SEC seal surrounded by cryptocurrency coins highlighting concerns over unbacked crypto tokens and tokenized asset exemptions.

The Securities and Exchange Commission (SEC) has officially delayed its highly anticipated regulatory exemption for tokenized assets. The unexpected pause comes amid mounting concerns regarding third-party token issuers.

According to a Bloomberg Law report, SEC staff had already drafted the “innovation exemption” framework. The initiative is designed to act as a regulatory sandbox for blockchain-based equities.
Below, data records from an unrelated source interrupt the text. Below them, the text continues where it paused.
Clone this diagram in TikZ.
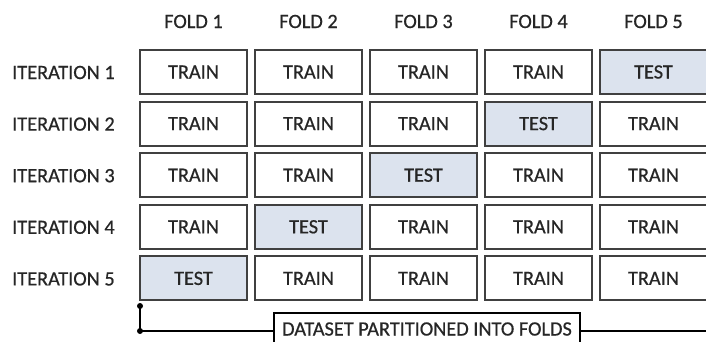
\documentclass[tikz,border=0pt]{standalone}
\usepackage{fontspec}
\setmainfont{Carlito}[FakeBold=0.6]
\definecolor{testfill}{HTML}{DCE3EE}
\definecolor{bordergray}{HTML}{404040}
\definecolor{textdark}{HTML}{262626}
\begin{document}
\begin{tikzpicture}[x=1pt,y=-1pt,
  txt/.style={font=\fontsize{20.3}{23}\selectfont, text=textdark, inner sep=0pt},
  cell/.style={txt, draw=bordergray, line width=2pt, minimum width=107pt, minimum height=44pt},
  testcell/.style={cell, fill=testfill},
  dsbox/.style={txt, draw=black, line width=2pt, minimum width=306pt, minimum height=32pt},
  conn/.style={draw=black, line width=2pt}]
\useasboundingbox (0,0) rectangle (706,342);
\fill[white] (0,0) rectangle (706,342);
\foreach \j in {1,...,5} {
  \node[txt] (f\j) at ({193.5+115*(\j-1)}, 21.5) {FOLD \j};
}
\foreach \i in {1,...,5} {
  \node[txt, anchor=west] (it\i) at (12, {72.5+51.6*(\i-1)}) {ITERATION \i};
  \foreach \j in {1,...,5} {
    \pgfmathtruncatemacro\s{\i+\j}
    \ifnum\s=6
      \node[testcell] (c\i\j) at ({193.5+115*(\j-1)}, {72+51.6*(\i-1)}) {TEST};
    \else
      \node[cell] (c\i\j) at ({193.5+115*(\j-1)}, {72+51.6*(\i-1)}) {TRAIN};
    \fi
  }
}
\coordinate (b0) at (140,306);
\coordinate (b1) at (140,331);
\coordinate (b2) at (720,331);
\node[dsbox] (ds) at (427,329) {DATASET PARTITIONED INTO FOLDS};
\draw[conn] (b0) -- (b1) -- (b1 -| ds.west);
\draw[conn] (b1 -| ds.east) -- (b2);
\fill (b0) circle (3);
\fill (b1) circle (3);
\end{tikzpicture}
\end{document}
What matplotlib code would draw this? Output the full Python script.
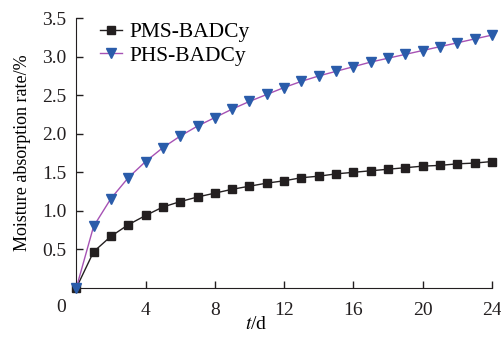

However, the agency paused the rollout to review critical feedback from major stock exchanges and market participants.

Main Obstacles in the SEC Tokenization Rules

  • Unbacked Third-Party Tokens: Issuers are creating tokens without the consent or backing of the public companies involved.
  • Investor Rights Risks: Former regulators warn that ensuring dividend and voting rights on decentralized blockchains is highly complex.
  • Tracking Complications: It remains unclear how companies can securely track official shareholder records as tokens move across public networks.

Wall Street Pushes Ahead with Crypto Tokenization

Despite the policy delay, the SEC has already granted limited approvals to several institutional giants:

  • The DTCC: Approved to tokenize highly liquid traditional assets on verified blockchains for a three-year trial period.
  • The New York Stock Exchange (NYSE): Developing a proprietary tokenized equities platform to allow around-the-clock 24/7 trading.

Meanwhile, crypto-native firms like Ondo, Securitize, and Superstate are actively deploying SEC-registered transfer agents to bridge the gap.

SEC Commissioners Clarify Scope of Innovation Exemption

SEC Chair Paul Atkins maintains that the agency will debut the regulatory sandbox soon, despite missing his initial end-of-year deadline. No final changes have been made to the core draft yet.

SEC Commissioner Hester Peirce clarified that the upcoming exemption will be strict and limited. It will only support digital versions of existing secondary market equities. The framework will completely exclude synthetic crypto assets that mimic stock prices without true ownership.

“The innovation exemption is focused on issuer-led tokens,” stated Robert Leshner, founder of Superstate. “Other approaches, such as permissionless synthetics, have received tremendous scrutiny.”